The Commerce Department said on Monday that wholesale inventories rose
2.3% in March as reported last month. Data for February was revised
higher to show stocks at wholesalers climbing 2.8% instead of the
previously reported 2.6%.
Economists polled by Reuters had expected March inventories would be
unrevised. Wholesale inventories advanced 22.0% in March on a
year-on-year basis. Inventories are a key part of gross domestic
product. Wholesale motor vehicle inventories accelerated 2.4% after
rebounding 1.9% in February.
Wholesale inventories, excluding autos, rose 2.3% in March.
Inventory investment slowed in the first quarter from the
October-December period's robust pace, subtracting 0.8 percentage point
from GDP last quarter.
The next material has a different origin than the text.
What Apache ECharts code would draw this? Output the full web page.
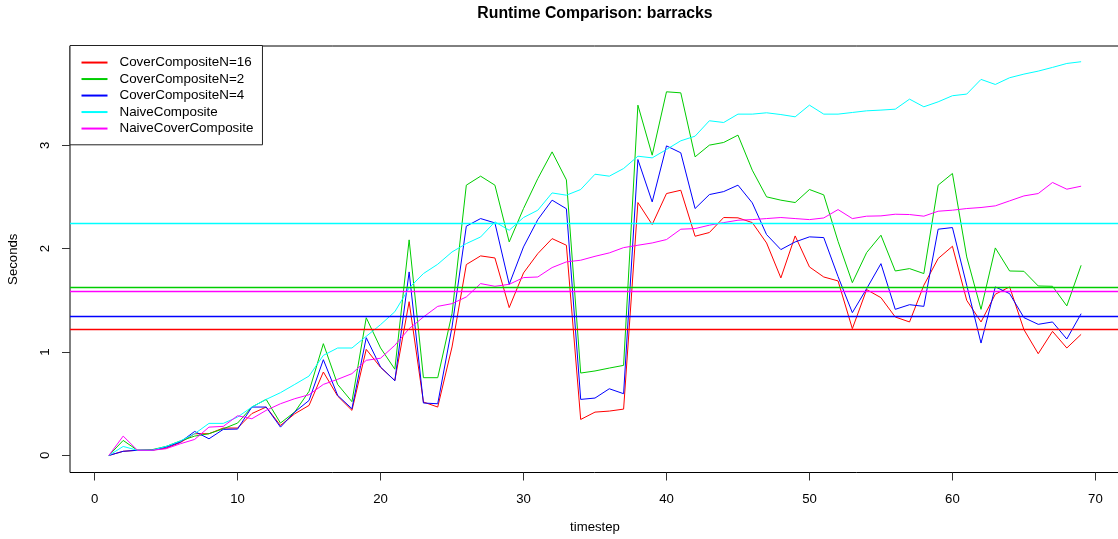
<!DOCTYPE html>
<html>
<head>
<meta charset="utf-8">
<script src="https://cdn.jsdelivr.net/npm/echarts@6/dist/echarts.min.js"></script>
<style>
html,body{margin:0;padding:0;background:#fff;}
#chart{width:1118px;height:539px;}
</style>
</head>
<body>
<div id="chart"></div>
<script>
// ---- data ----
const timesteps = [1,2,3,4,5,6,7,8,9,10,11,12,13,14,15,16,17,18,19,20,21,22,23,24,25,26,27,28,29,30,31,32,33,34,35,36,37,38,39,40,41,42,43,44,45,46,47,48,49,50,51,52,53,54,55,56,57,58,59,60,61,62,63,64,65,66,67,68,69];

const seriesNames = ['CoverCompositeN=16','CoverCompositeN=2','CoverCompositeN=4','NaiveComposite','NaiveCoverComposite'];
const seriesColors = ['#FF0000','#00CD00','#0000FF','#00FFFF','#FF00FF'];

const coverN16 = [0,0.04,0.05,0.05,0.07,0.125,0.21,0.21,0.265,0.265,
  0.405,0.468,0.29,0.403,0.484,0.807,0.574,0.436,1.026,0.852,
  0.725,1.487,0.517,0.468,1.049,1.846,1.93,1.91,1.43,1.765,
  1.952,2.097,2.033,0.348,0.419,0.429,0.448,2.446,2.233,2.533,
  2.565,2.12,2.156,2.301,2.298,2.252,2.055,1.717,2.123,1.823,
  1.726,1.688,1.226,1.604,1.526,1.339,1.291,1.646,1.904,2.023,
  1.5,1.291,1.559,1.63,1.217,0.984,1.2,1.039,1.171];

const coverN2 = [0,0.145,0.05,0.055,0.087,0.14,0.187,0.21,0.258,0.313,
  0.468,0.542,0.313,0.42,0.62,1.081,0.687,0.52,1.332,1.04,
  0.834,2.085,0.752,0.752,1.371,2.614,2.701,2.614,2.065,2.388,
  2.678,2.936,2.665,0.797,0.817,0.845,0.871,3.388,2.904,3.517,
  3.507,2.888,3.001,3.027,3.098,2.759,2.501,2.469,2.446,2.572,
  2.52,2.07,1.671,1.962,2.13,1.784,1.807,1.759,2.614,2.727,
  1.92,1.413,2.007,1.784,1.781,1.639,1.636,1.446,1.839];

const coverN4 = [0,0.04,0.05,0.05,0.08,0.13,0.232,0.161,0.252,0.255,
  0.468,0.468,0.274,0.42,0.532,0.926,0.581,0.452,1.139,0.855,
  0.722,1.775,0.507,0.5,1.242,2.217,2.291,2.249,1.655,2.017,
  2.281,2.469,2.386,0.542,0.555,0.645,0.597,2.862,2.452,2.994,
  2.927,2.388,2.523,2.552,2.614,2.443,2.136,1.991,2.065,2.114,
  2.107,1.73,1.381,1.613,1.855,1.413,1.458,1.442,2.188,2.204,
  1.646,1.087,1.63,1.565,1.333,1.268,1.291,1.126,1.371];

const naive = [0,0.087,0.05,0.05,0.087,0.14,0.21,0.31,0.31,0.371,
  0.468,0.542,0.607,0.687,0.768,0.968,1.039,1.039,1.152,1.265,
  1.39,1.62,1.759,1.849,1.968,2.049,2.113,2.259,2.178,2.301,
  2.372,2.539,2.517,2.572,2.72,2.701,2.775,2.894,2.878,2.959,
  3.043,3.088,3.237,3.22,3.301,3.301,3.314,3.297,3.275,3.388,
  3.301,3.301,3.317,3.333,3.34,3.349,3.446,3.372,3.42,3.479,
  3.495,3.637,3.588,3.653,3.688,3.717,3.753,3.791,3.808];

const naiveCover = [0,0.187,0.05,0.05,0.065,0.113,0.155,0.274,0.281,0.384,
  0.355,0.436,0.5,0.549,0.587,0.687,0.736,0.791,0.92,0.94,
  1.065,1.226,1.339,1.442,1.468,1.533,1.662,1.636,1.655,1.72,
  1.726,1.817,1.872,1.888,1.926,1.959,2.01,2.033,2.055,2.088,
  2.188,2.194,2.227,2.252,2.275,2.281,2.291,2.301,2.291,2.281,
  2.297,2.378,2.291,2.314,2.317,2.333,2.33,2.314,2.362,2.372,
  2.388,2.398,2.414,2.462,2.51,2.533,2.64,2.575,2.604];

// horizontal reference (mean) lines, one per series
const meanLines = [1.216, 1.634, 1.350, 2.254, 1.595];

const xTicks = [0,10,20,30,40,50,60,70];
const yTicks = [0,1,2,3];

// ---- chart ----
const FONT = "'Liberation Sans', Arial, Helvetica, sans-serif";
const allValues = [coverN16, coverN2, coverN4, naive, naiveCover];

const series = seriesNames.map((name, i) => ({
  name: name,
  type: 'line',
  data: timesteps.map((t, k) => [t, allValues[i][k]]),
  showSymbol: false,
  symbol: 'none',
  lineStyle: { color: seriesColors[i], width: 1 },
  itemStyle: { color: seriesColors[i] },
  emphasis: { disabled: true },
  silent: true,
  markLine: {
    silent: true,
    symbol: 'none',
    label: { show: false },
    lineStyle: { color: seriesColors[i], width: 1.3, type: 'solid' },
    data: [{ yAxis: meanLines[i] }]
  }
}));

const chart = echarts.init(document.getElementById('chart'), null, { renderer: 'canvas' });
chart.setOption({
  animation: false,
  backgroundColor: '#ffffff',
  textStyle: { fontFamily: FONT },
  title: {
    text: 'Runtime Comparison: barracks',
    left: 595,
    textAlign: 'center',
    top: 4.5,
    padding: 0,
    textStyle: { fontFamily: FONT, fontWeight: 'bold', fontSize: 15.8, color: '#000', lineHeight: 18 }
  },
  legend: {
    orient: 'vertical',
    left: 70,
    top: 45.5,
    padding: [8.8, 9, 8, 11.5],
    itemGap: 0,
    itemWidth: 26,
    itemHeight: 2,
    icon: 'rect',
    borderColor: '#222',
    borderWidth: 1,
    backgroundColor: '#fff',
    textStyle: { fontFamily: FONT, fontSize: 13.4, color: '#000', lineHeight: 16.5, padding: [0, 0, 0, 7] },
    data: seriesNames,
    selectedMode: false
  },
  grid: {
    left: 70, top: 46, width: 1050, height: 426.5,
    outerBoundsMode: 'none',
    show: true, borderColor: '#000', borderWidth: 1, backgroundColor: 'transparent',
    containLabel: false
  },
  xAxis: {
    type: 'value',
    min: -1.72, max: 71.72,
    name: 'timestep',
    nameLocation: 'middle',
    nameGap: 48,
    nameTextStyle: { fontFamily: FONT, fontSize: 13.2, color: '#000', lineHeight: 14 },
    axisLine: { show: false, onZero: false },
    axisTick: { show: true, inside: false, length: 8, lineStyle: { color: '#333' }, customValues: xTicks },
    axisLabel: { show: true, margin: 19.5, fontFamily: FONT, fontSize: 13.2, color: '#000', lineHeight: 14, customValues: xTicks },
    splitLine: { show: false }
  },
  yAxis: {
    type: 'value',
    min: -0.165, max: 3.96,
    name: 'Seconds',
    nameLocation: 'middle',
    nameGap: 50,
    nameTextStyle: { fontFamily: FONT, fontSize: 13.2, color: '#000', lineHeight: 14 },
    axisLine: { show: false, onZero: false },
    axisTick: { show: true, inside: false, length: 8, lineStyle: { color: '#333' }, customValues: yTicks },
    axisLabel: { show: true, rotate: 90, margin: 17.3, fontFamily: FONT, fontSize: 13.2, color: '#000', lineHeight: 14, customValues: yTicks },
    splitLine: { show: false }
  },
  series: series
});
</script>
</body>
</html>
That combined with a record trade deficit to
weigh on GDP, resulting in the economy contracting at a 1.4% annualized
rate in the first quarter.
Following February's upward revision, economists estimate that
inventories subtracted 0.6 percentage point from GDP, which would trim
the pace of decline in output to a 1.3% rate.
Economists had anticipated the rate of decrease in GDP would be raised
to a 1.5% rate after data last week showed the surge in the trade
deficit in March was bigger than what they said the government assumed
in its snapshot of first-quarter GDP.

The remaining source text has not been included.